Belajar meracik kopi adalah hak semua orang. Setidaknya itulah pesan sederhana Pelatihan Barista Inklusif yang juga menjadi bagian dari Program Peduli yang dikelola The Asia Foundation dan mendapat dukungan dari Pemerintah Australia.

Rupanya, itu adalah kali kedua Pelatihan Barista Inklusif digelar. Tujuannya masih sama, yakni memberikan kemampuan tambahan dan menaikkan posisi tawar kalangan disabilitas.

Pelatihan Barista Inklusif oleh YAKKUM. (DewiKu.com/Amertiya Saraswati)
Pelatihan Barista Inklusif oleh YAKKUM. (DewiKu.com/Amertiya Saraswati)

Mengapa kopi? Popularitas kopi bisa dibilang sedang naik daun. Kebanyakan anak muda zaman sekarang pun nongkrongnya di coffee shop. Melihat tren gaya hidup yang diprediksi akan berlangsung lama ini, kopi dinilai cukup efektif sebagai sarana program kampanye tentang isu disabilitas dan inklusi agar semakin dipahami banyak orang.

Harapannya, masyarakat mempunyai pandangan sama rata terhadap kaum marginal sehingga tidak perlu lagi ada diskriminasi antara sesama manusia. 

''Kita ingin pelatihan barista ini nantinya temen-temen bisa mengampanyekan isu sosial ini. Tidak ada lagi orang yang dimarginalkan,'' jelas Adit, Staf Informasi dan Komunikasi Program Peduli.
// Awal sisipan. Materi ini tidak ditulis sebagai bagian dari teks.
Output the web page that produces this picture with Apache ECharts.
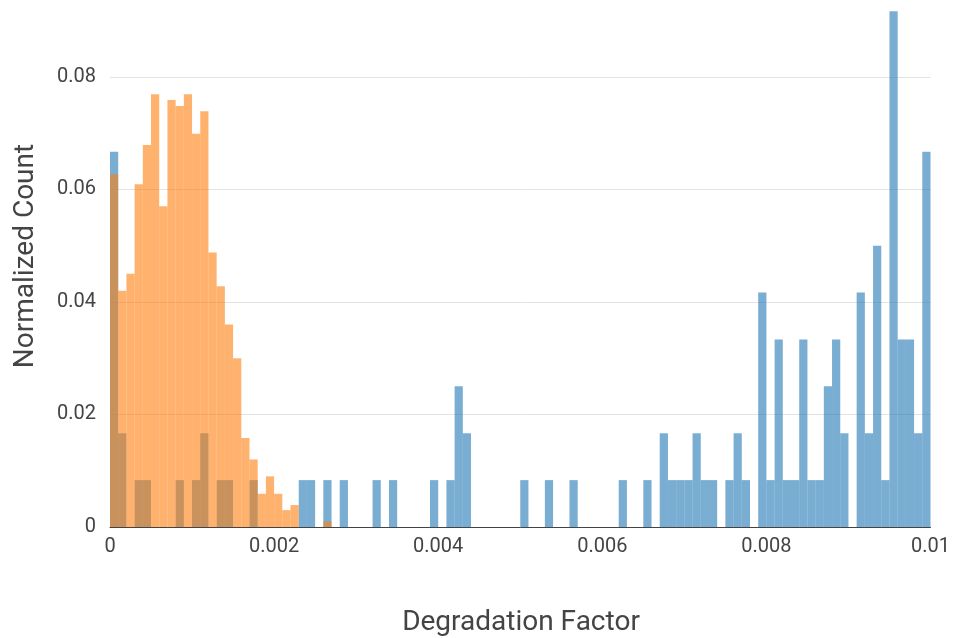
<!DOCTYPE html>
<html>
<head>
<meta charset="utf-8">
<script src="https://cdn.jsdelivr.net/npm/echarts@6/dist/echarts.min.js"></script>
<style>
html,body{margin:0;padding:0;background:#fff;}
#chart{width:953px;height:638px;}
</style>
</head>
<body>
<div id="chart"></div>
<script>
// Bin width 0.0001 over [0, 0.01] -> 100 bins
const binCount = 100;
const binStarts = Array.from({length: binCount}, (_, i) => (i * 0.0001).toFixed(4));

// Blue series (normalized counts per bin)
const blueValues = [
  0.06667, 0.01667, 0, 0.00833, 0.00833, 0, 0, 0, 0.00833, 0,
  0.00833, 0.01667, 0, 0.00833, 0.00833, 0, 0, 0.00833, 0, 0,
  0, 0, 0, 0.00833, 0.00833, 0, 0.00833, 0, 0.00833, 0,
  0, 0, 0.00833, 0, 0.00833, 0, 0, 0, 0, 0.00833,
  0, 0.00833, 0.025, 0.01667, 0, 0, 0, 0, 0, 0,
  0.00833, 0, 0, 0.00833, 0, 0, 0.00833, 0, 0, 0,
  0, 0, 0.00833, 0, 0, 0.00833, 0, 0.01667, 0.00833, 0.00833,
  0.00833, 0.01667, 0.00833, 0.00833, 0, 0.00833, 0.01667, 0.00833, 0, 0.04167,
  0.00833, 0.03333, 0.00833, 0.00833, 0.03333, 0.00833, 0.00833, 0.025, 0.03333, 0.01667,
  0, 0.04167, 0.01667, 0.05, 0.00833, 0.09167, 0.03333, 0.03333, 0.01667, 0.06667
];

// Orange series (normalized counts per bin)
const orangeValues = [
  0.0627, 0.0420, 0.0450, 0.0609, 0.0679, 0.0769, 0.0570, 0.0759, 0.0748, 0.0769,
  0.0699, 0.0739, 0.0488, 0.0428, 0.0360, 0.0300, 0.0158, 0.0120, 0.0059, 0.0090,
  0.0059, 0.0030, 0.0039, 0, 0, 0, 0.0010, 0, 0, 0,
  0, 0, 0, 0, 0, 0, 0, 0, 0, 0,
  0, 0, 0, 0, 0, 0, 0, 0, 0, 0,
  0, 0, 0, 0, 0, 0, 0, 0, 0, 0,
  0, 0, 0, 0, 0, 0, 0, 0, 0, 0,
  0, 0, 0, 0, 0, 0, 0, 0, 0, 0,
  0, 0, 0, 0, 0, 0, 0, 0, 0, 0,
  0, 0, 0, 0, 0, 0, 0, 0, 0, 0
];

const xTickLabels = ['0', '0.002', '0.004', '0.006', '0.008', '0.01'];
const yTickLabels = ['0', '0.02', '0.04', '0.06', '0.08'];

const textColor = '#444';
const fontFamily = 'Roboto, "Noto Sans", sans-serif';

const chart = echarts.init(document.getElementById('chart'), null, {renderer: 'canvas'});
chart.setOption({
  animation: false,
  backgroundColor: '#fff',
  grid: {left: 110, right: 21, top: 11, bottom: 111, containLabel: false},
  xAxis: [
    {
      type: 'category',
      data: binStarts,
      show: false,
      boundaryGap: true
    },
    {
      type: 'value',
      min: 0, max: 0.01, interval: 0.002,
      position: 'bottom',
      axisLine: {show: true, lineStyle: {color: '#444', width: 1}},
      axisTick: {show: false},
      splitLine: {show: false},
      axisLabel: {
        color: textColor, fontSize: 20, fontFamily: fontFamily, margin: 10,
        formatter: (v) => xTickLabels[Math.round(v / 0.002)]
      }
    }
  ],
  yAxis: {
    type: 'value',
    min: 0, max: 0.0917, interval: 0.02,
    axisLine: {show: false},
    axisTick: {show: false},
    splitLine: {show: true, showMinLine: false, showMaxLine: false, lineStyle: {color: '#e3e3e3', width: 1}},
    axisLabel: {
      color: textColor, fontSize: 20, fontFamily: fontFamily, margin: 14,
      showMaxLabel: false,
      formatter: (v) => {
        const i = Math.round(v / 0.02);
        return Math.abs(v - i * 0.02) < 1e-9 ? yTickLabels[i] : '';
      }
    }
  },
  graphic: [
    {
      type: 'text',
      x: 521, y: 609,
      style: {text: 'Degradation Factor', fill: textColor, fontSize: 28, fontFamily: fontFamily, align: 'center', verticalAlign: 'top'}
    },
    {
      type: 'text',
      x: 12, y: 256,
      rotation: Math.PI / 2,
      style: {text: 'Normalized Count', fill: textColor, fontSize: 28, fontFamily: fontFamily, align: 'center', verticalAlign: 'top'}
    }
  ],
  series: [
    {
      name: 'blue',
      type: 'bar',
      xAxisIndex: 0,
      data: blueValues,
      barWidth: '100%',
      barGap: '-100%',
      itemStyle: {color: 'rgba(31,119,180,0.6)'}
    },
    {
      name: 'orange',
      type: 'bar',
      xAxisIndex: 0,
      data: orangeValues,
      barWidth: '100%',
      barGap: '-100%',
      itemStyle: {color: 'rgba(255,127,14,0.6)'}
    }
  ]
});
</script>
</body>
</html>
Tentu ada beragam kekhawatiran yang dirasakan pada peserta Pelatihan Barista inklusif. Kesulitan mereka yang selama ini butuh kursi roda untuk mobilitas sehari-hari tentu tidak sama dengan seorang transpuan maupun slow learner.

Pekerjaan rumah terbesar dari progam ini adalah bagaimana membangun dan menjaga semangat pra peserta agar tetap bisa mengembangkan kemampuan diri setelah selesai mengikuti pelatihan.
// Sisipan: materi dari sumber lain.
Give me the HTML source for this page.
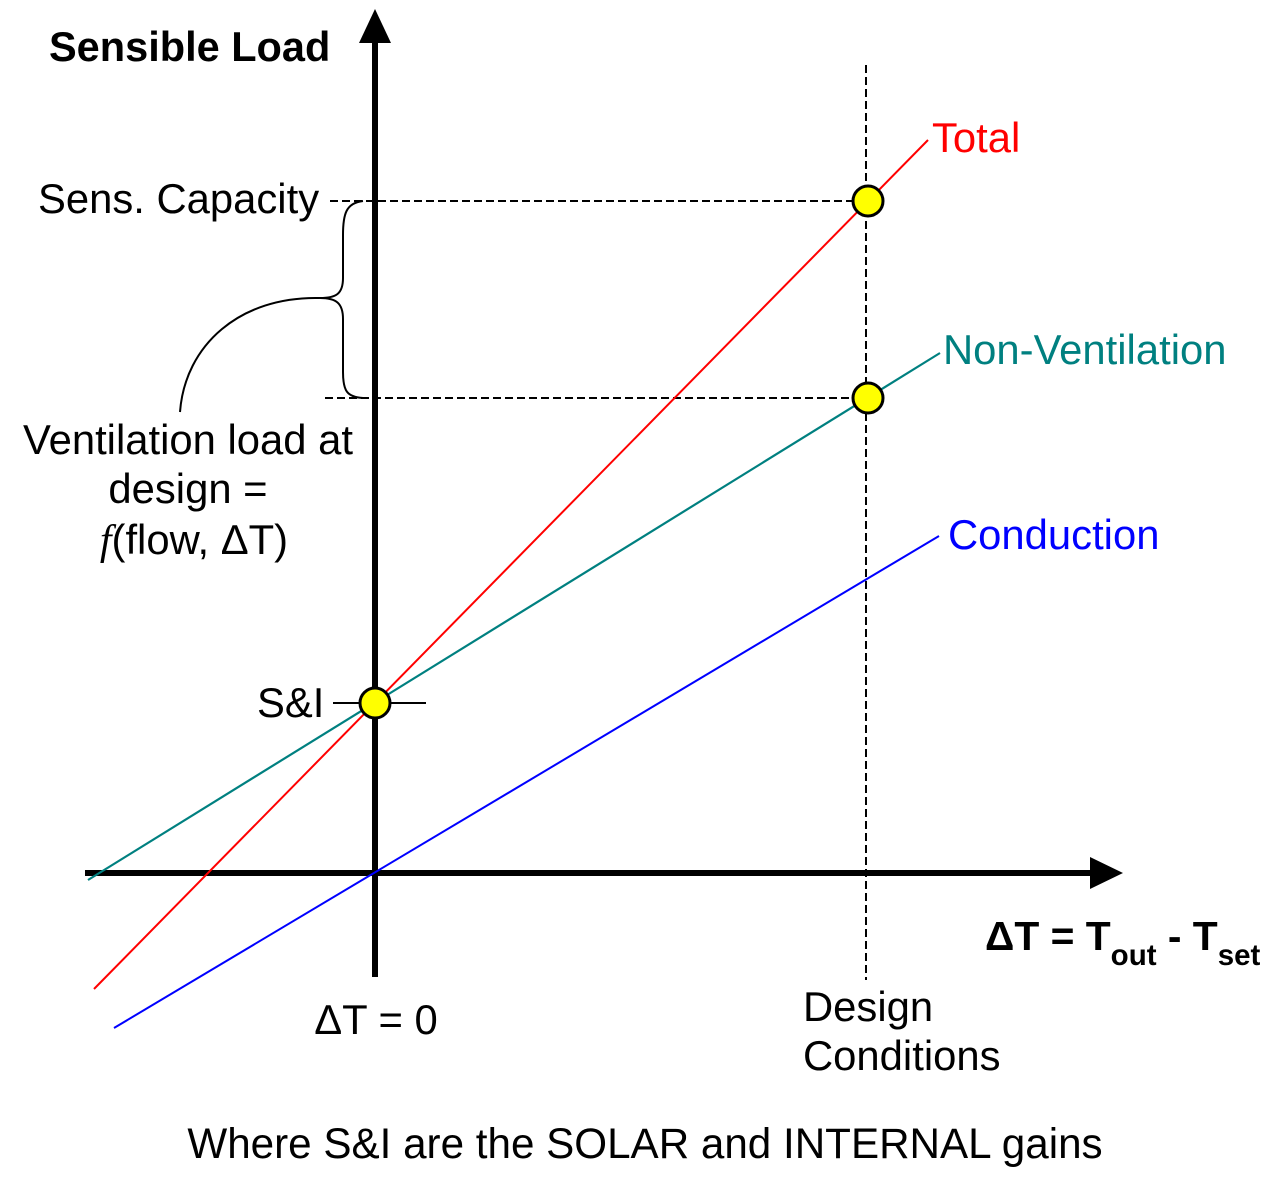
<!DOCTYPE html>
<html>
<head>
<meta charset="utf-8">
<style>
  html,body{margin:0;padding:0;background:#fff;}
  svg{display:block;}
  text{font-family:"Liberation Sans", Arial, sans-serif;}
</style>
</head>
<body>
<svg width="1274" height="1184" viewBox="0 0 1274 1184" xmlns="http://www.w3.org/2000/svg">
  <rect x="0" y="0" width="1274" height="1184" fill="#fff"/>

  <!-- dashed guide lines -->
  <g stroke="#000" stroke-width="2" stroke-dasharray="8,4" fill="none">
    <line x1="330" y1="201" x2="866" y2="201"/>
    <line x1="325" y1="398" x2="866" y2="398"/>
    <line x1="866" y1="65" x2="866" y2="980"/>
  </g>

  <!-- axes -->
  <line x1="375" y1="977" x2="375" y2="40" stroke="#000" stroke-width="6"/>
  <polygon points="359,43 391,43 375,9" fill="#000"/>
  <line x1="85" y1="873" x2="1092" y2="873" stroke="#000" stroke-width="6"/>
  <polygon points="1090,857 1090,889 1123,873" fill="#000"/>

  <!-- S&I tick -->
  <line x1="333" y1="703" x2="426" y2="703" stroke="#000" stroke-width="2"/>

  <!-- brace -->
  <path d="M363,201 C346,203 343,214 343,235 L343,278 C343,294 336,298 320,298 C336,298 343,303 343,319 L343,372 C343,391 347,397 363,398" fill="none" stroke="#000" stroke-width="2"/>
  <!-- arc -->
  <path d="M320,298 C240,296 185,345 180,412" fill="none" stroke="#000" stroke-width="2"/>

  <!-- series lines -->
  <line x1="94" y1="989" x2="928" y2="140" stroke="#ff0000" stroke-width="2"/>
  <line x1="88" y1="880" x2="940" y2="353" stroke="#008080" stroke-width="2.2"/>
  <line x1="114" y1="1028" x2="939" y2="536" stroke="#0000ff" stroke-width="2"/>

  <!-- points -->
  <g fill="#ffff00" stroke="#000" stroke-width="3">
    <circle cx="868" cy="201" r="15"/>
    <circle cx="868" cy="398" r="15"/>
    <circle cx="375" cy="703" r="15"/>
  </g>

  <!-- text -->
  <text x="49" y="61" font-size="41.5" font-weight="bold" fill="#000">Sensible Load</text>
  <text x="38" y="213" font-size="41.8" fill="#000">Sens. Capacity</text>

  <text x="932" y="152" font-size="41.8" fill="#ff0000">Total</text>
  <text x="943" y="364" font-size="41.8" fill="#008080">Non-Ventilation</text>
  <text x="948" y="549" font-size="41.8" fill="#0000ff">Conduction</text>

  <text x="188" y="454" font-size="41.8" text-anchor="middle" fill="#000">Ventilation load at</text>
  <text x="188" y="503" font-size="41.8" text-anchor="middle" fill="#000">design =</text>
  <text x="194" y="554" font-size="41.8" text-anchor="middle" fill="#000"><tspan font-family="Liberation Serif, serif" font-style="italic">f</tspan>(flow, ΔT)</text>

  <text x="257" y="717" font-size="41.8" fill="#000">S&amp;I</text>

  <text x="376" y="1034" font-size="41.8" text-anchor="middle" fill="#000">ΔT = 0</text>

  <text x="803" y="1021" font-size="41.8" fill="#000">Design</text>
  <text x="803" y="1070" font-size="41.8" fill="#000">Conditions</text>

  <text x="985" y="950" font-size="40.8" font-weight="bold" fill="#000">ΔT = T<tspan font-size="29.5" dy="15">out</tspan><tspan dy="-15"> - T</tspan><tspan font-size="29.5" dy="15">set</tspan></text>

  <text x="645" y="1158" font-size="42.2" text-anchor="middle" fill="#000">Where S&amp;I are the SOLAR and INTERNAL gains</text>
</svg>
</body>
</html>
Rippy, Project Office Progam Peduli menambahkan, pihaknya juga fokus pada pengembangan jaringan sebagai salah satu usaha untuk meminimalisir kekhawatiran yang dirasakan para peserta. Menurutnya, jaringan bakal sangat membantu saat ingin serius menapaki industri kopi.

''Karena kita mengharapkan mereka bisa berkembang di industri kopi. Tak harus menjadi barista, mereka bisa menjadi distributor kopi, sortir biji kopi, dan penulis tentang kopi,'' terang Rippy.

Ilustrasi barista inklusif. (DewiKu.com/Ema Rohimah)
Ilustrasi barista inklusif. (DewiKu.com/Ema Rohimah)

Kopi enak buatan barista inklusif

Bagaimana pendapat penikmat kopi mengenai barista inklusif? Rupanya, barista inklusif belum menjadi hal lumrah alias masih sangat jarang.

DewiKu.com pun mencoba bertanya kepada dua penikmat kopi. Mereka mengaku sama sekali belum pernah bertemu dengan barista inklusif selama menjelajah rasa kopi di banyak kedai kopi.

Meski begitu, mereka tidak begitu peduli dengan barista inklusif atau bukan. Siapapun boleh belajar meracik kopi. Jika punya tekad kuat, siapapun bisa menjadi barista.

''Oke-oke aja. Kan dia udah diberi nama barista, otomatis udah bisa buat kopi enak, apapun kekurangannya,'' komentar seorang penikmat kopi bernama Adhi.

''Kalau aku oke-oke aja, sih. Karena ya buatku, yang penting produknya, nggak terlalu memperhatikan yang bikin itu berkebutuhan khusus atau enggak,'' ungkap Sylvana, penikmat kopi lainnya.

Baca Juga: Fanri Collection, Mahakarya Kulit Ikan Pari di Tangan Difabel

Sepakat dengan Adhi dan Sylvana. Semua orang berhak mengembangkan potensi masing-masing, termasuk difabel dan kaum rentan lain. Semoga semakin banyak program progresif serupa Pelathan Barista Inklusif sebagai bentuk perjuangan menghilangkan perlakuan diskriminatif terhadap sesama. Semua orang berhak bahagia, bukan?